Over the last 200 years, the courses of most European rivers have experienced significant irreversible changes. These changes are connected to different kinds of anthropogenic river use and exploitation, which have varied from running water mills and rafting to large-scale hydroelectric power plants, industrial water withdrawal and flood protection measures. Today, in most developed countries, water quality and ecological river development are important factors in water management. The aim of this study is to evaluate the specific impacts of different time periods during the last 200 years on river courses and their effects on current river management using the example of the 165 km-long German Rur River (North Rhine-Westphalia). The Rur River is a typical central European upland to lowland river whose catchment has been affected by various phases of industrial development.
In this study, a range of morphological changes over the last 200 years are determined based on historic maps and up-to-date orthophotos. River length, sinuosity, oxbow structures, sidearms and the number of islands are used to investigate human impact. The results are correlated with historic time periods.

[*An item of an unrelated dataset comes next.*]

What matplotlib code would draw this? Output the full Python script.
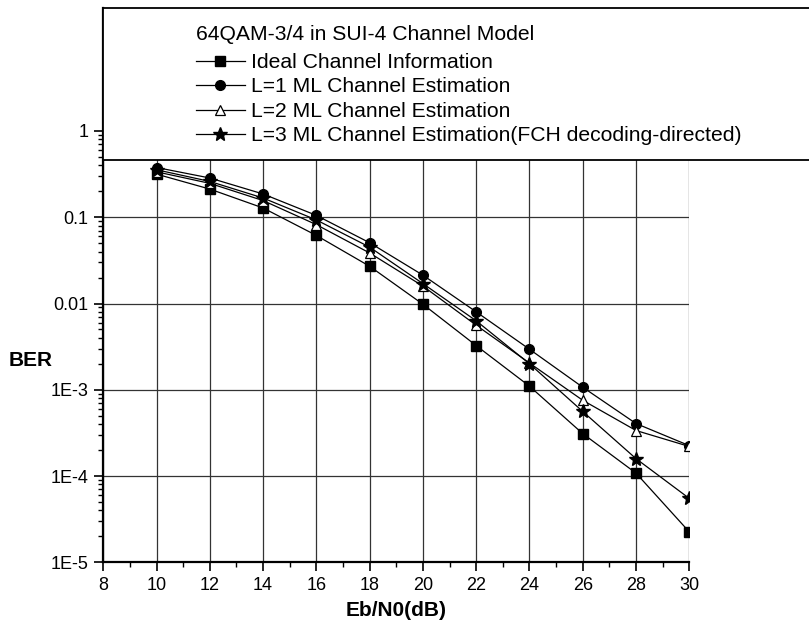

This analysis shows that river straightening increases, especially during the Industrial Revolution, even without direct hydraulic channelization. The period and grade of river straightening have a direct morphodynamic impact on today’s river restorations. Since the Rur River is a typical upland to lowland river, the results show an additional impact by geofactors, such as landform configurations.
Morphodynamic development is correlated with five historic periods of industrial development between 1801 and 2019 up to the introduction of the EU - Water Framework Directive (EU-WFD). Each period shows a different influence on the watercourse, which is connected with human intervention. Even if worldwide comparisons show that the five historical phases differ slightly in their timing between regions, they are applicable to other study areas.